## DATASET SECTION:
══════════
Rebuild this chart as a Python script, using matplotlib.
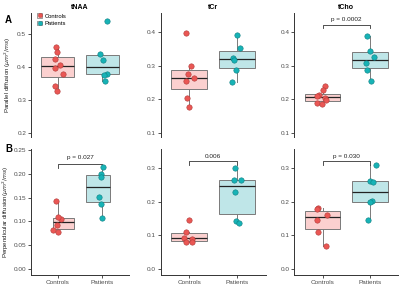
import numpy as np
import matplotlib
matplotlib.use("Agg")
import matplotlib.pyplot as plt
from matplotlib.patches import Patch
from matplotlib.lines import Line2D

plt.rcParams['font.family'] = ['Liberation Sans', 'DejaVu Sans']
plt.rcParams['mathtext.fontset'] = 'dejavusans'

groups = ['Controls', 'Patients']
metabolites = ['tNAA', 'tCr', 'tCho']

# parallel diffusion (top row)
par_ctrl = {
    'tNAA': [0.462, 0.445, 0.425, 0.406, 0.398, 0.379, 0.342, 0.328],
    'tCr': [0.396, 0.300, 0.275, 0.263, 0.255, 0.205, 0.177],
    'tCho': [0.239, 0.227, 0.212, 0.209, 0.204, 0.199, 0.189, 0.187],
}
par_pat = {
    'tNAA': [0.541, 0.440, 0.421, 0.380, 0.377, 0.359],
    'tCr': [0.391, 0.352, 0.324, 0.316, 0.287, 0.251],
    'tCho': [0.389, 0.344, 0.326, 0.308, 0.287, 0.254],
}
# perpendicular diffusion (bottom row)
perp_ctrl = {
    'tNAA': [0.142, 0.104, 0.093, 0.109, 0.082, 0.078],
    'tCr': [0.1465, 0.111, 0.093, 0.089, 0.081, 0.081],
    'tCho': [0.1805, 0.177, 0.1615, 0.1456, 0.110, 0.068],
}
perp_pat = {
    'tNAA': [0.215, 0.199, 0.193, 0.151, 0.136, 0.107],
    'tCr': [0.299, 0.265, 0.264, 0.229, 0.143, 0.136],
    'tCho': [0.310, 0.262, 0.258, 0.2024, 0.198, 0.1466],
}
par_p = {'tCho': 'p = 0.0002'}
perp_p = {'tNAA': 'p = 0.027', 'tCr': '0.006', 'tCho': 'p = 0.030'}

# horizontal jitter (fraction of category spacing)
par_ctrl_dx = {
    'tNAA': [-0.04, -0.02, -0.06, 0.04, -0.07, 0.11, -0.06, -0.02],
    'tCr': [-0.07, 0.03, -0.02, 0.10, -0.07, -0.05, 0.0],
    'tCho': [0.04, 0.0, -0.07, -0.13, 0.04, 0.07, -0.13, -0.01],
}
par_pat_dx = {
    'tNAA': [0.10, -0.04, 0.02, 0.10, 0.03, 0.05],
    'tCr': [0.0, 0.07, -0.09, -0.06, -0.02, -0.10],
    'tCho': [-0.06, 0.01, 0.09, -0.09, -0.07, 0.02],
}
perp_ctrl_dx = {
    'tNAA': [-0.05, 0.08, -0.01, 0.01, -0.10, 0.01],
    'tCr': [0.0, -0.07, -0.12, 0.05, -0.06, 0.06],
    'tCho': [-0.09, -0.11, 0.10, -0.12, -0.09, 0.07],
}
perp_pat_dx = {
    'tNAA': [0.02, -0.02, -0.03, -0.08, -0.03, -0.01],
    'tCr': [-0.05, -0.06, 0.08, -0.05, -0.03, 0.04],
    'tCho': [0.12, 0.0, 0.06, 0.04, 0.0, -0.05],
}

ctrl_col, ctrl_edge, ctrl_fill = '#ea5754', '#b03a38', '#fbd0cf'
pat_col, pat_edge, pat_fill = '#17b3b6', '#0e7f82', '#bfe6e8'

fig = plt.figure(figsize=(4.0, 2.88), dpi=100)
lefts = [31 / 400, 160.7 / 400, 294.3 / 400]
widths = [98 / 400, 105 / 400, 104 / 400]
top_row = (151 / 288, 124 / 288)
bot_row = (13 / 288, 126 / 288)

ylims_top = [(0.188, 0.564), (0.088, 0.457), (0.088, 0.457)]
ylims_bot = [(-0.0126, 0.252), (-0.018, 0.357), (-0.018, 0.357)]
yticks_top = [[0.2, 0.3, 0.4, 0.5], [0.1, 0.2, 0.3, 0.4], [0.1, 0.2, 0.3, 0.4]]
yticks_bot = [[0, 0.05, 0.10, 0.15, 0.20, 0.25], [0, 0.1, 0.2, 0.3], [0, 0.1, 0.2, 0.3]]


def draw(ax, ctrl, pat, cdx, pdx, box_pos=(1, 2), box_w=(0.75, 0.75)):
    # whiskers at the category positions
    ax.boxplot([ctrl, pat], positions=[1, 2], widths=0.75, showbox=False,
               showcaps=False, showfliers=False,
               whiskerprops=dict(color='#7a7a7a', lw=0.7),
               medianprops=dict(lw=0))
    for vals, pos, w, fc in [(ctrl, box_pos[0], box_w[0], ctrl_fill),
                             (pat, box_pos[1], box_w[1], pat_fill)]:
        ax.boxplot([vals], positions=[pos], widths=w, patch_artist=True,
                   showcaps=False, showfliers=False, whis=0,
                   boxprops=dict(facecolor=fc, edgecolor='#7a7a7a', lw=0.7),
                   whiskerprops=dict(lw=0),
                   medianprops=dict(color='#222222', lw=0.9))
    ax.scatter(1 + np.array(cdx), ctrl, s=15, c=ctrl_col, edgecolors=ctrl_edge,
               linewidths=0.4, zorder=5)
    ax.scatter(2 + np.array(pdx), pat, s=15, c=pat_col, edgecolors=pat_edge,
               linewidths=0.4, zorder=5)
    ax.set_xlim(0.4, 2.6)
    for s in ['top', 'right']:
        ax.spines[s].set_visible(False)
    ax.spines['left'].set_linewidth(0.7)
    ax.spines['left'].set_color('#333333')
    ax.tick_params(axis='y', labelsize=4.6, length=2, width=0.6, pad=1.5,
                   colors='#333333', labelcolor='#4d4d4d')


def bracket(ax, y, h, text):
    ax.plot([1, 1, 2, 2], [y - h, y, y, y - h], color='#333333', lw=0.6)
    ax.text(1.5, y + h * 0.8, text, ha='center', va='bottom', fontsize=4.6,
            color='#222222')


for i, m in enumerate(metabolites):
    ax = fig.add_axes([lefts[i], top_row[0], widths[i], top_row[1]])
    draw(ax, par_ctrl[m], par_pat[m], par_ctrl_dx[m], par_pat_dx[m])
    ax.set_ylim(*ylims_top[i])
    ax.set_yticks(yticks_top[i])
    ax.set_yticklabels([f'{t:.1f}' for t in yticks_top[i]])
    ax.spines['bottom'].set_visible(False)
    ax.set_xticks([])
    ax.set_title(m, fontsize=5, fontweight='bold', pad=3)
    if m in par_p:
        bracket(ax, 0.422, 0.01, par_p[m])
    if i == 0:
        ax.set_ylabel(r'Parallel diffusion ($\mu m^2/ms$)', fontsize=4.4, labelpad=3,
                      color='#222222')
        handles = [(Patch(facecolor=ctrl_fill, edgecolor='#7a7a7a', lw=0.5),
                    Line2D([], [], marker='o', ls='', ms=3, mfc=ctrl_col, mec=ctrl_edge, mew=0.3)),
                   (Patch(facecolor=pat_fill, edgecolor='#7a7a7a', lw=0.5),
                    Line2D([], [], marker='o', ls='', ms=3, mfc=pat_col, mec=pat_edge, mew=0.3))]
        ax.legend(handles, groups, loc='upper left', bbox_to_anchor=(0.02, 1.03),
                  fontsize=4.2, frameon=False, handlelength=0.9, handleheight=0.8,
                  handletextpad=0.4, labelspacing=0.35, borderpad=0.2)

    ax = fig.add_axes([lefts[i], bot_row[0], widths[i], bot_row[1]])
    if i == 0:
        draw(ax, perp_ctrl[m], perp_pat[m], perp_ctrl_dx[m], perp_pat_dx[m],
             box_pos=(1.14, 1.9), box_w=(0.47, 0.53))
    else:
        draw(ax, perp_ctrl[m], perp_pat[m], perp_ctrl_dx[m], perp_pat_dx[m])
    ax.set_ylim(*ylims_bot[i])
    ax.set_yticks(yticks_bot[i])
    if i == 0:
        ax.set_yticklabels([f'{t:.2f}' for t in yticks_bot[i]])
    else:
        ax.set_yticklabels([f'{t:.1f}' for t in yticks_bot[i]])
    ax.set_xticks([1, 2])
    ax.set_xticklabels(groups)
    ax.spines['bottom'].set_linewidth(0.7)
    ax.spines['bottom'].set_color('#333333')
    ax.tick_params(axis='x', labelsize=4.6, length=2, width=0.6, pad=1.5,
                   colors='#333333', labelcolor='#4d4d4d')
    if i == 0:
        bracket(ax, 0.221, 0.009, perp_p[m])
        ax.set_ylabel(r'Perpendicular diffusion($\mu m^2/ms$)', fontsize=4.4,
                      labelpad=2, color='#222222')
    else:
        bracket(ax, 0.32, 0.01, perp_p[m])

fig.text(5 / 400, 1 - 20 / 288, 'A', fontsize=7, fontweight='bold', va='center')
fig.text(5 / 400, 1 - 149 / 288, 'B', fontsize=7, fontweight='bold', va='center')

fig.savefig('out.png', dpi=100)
══════════
Repeat the listing above from its first line through the line that contains "metabolites = ['tNAA', 'tCr', 'tCho']", both included, and nothing more. Drop the pictures.

## SOLVED PROBLEM:
Rebuild this chart as a Python script, using matplotlib.
import numpy as np
import matplotlib
matplotlib.use("Agg")
import matplotlib.pyplot as plt
from matplotlib.patches import Patch
from matplotlib.lines import Line2D

plt.rcParams['font.family'] = ['Liberation Sans', 'DejaVu Sans']
plt.rcParams['mathtext.fontset'] = 'dejavusans'

groups = ['Controls', 'Patients']
metabolites = ['tNAA', 'tCr', 'tCho']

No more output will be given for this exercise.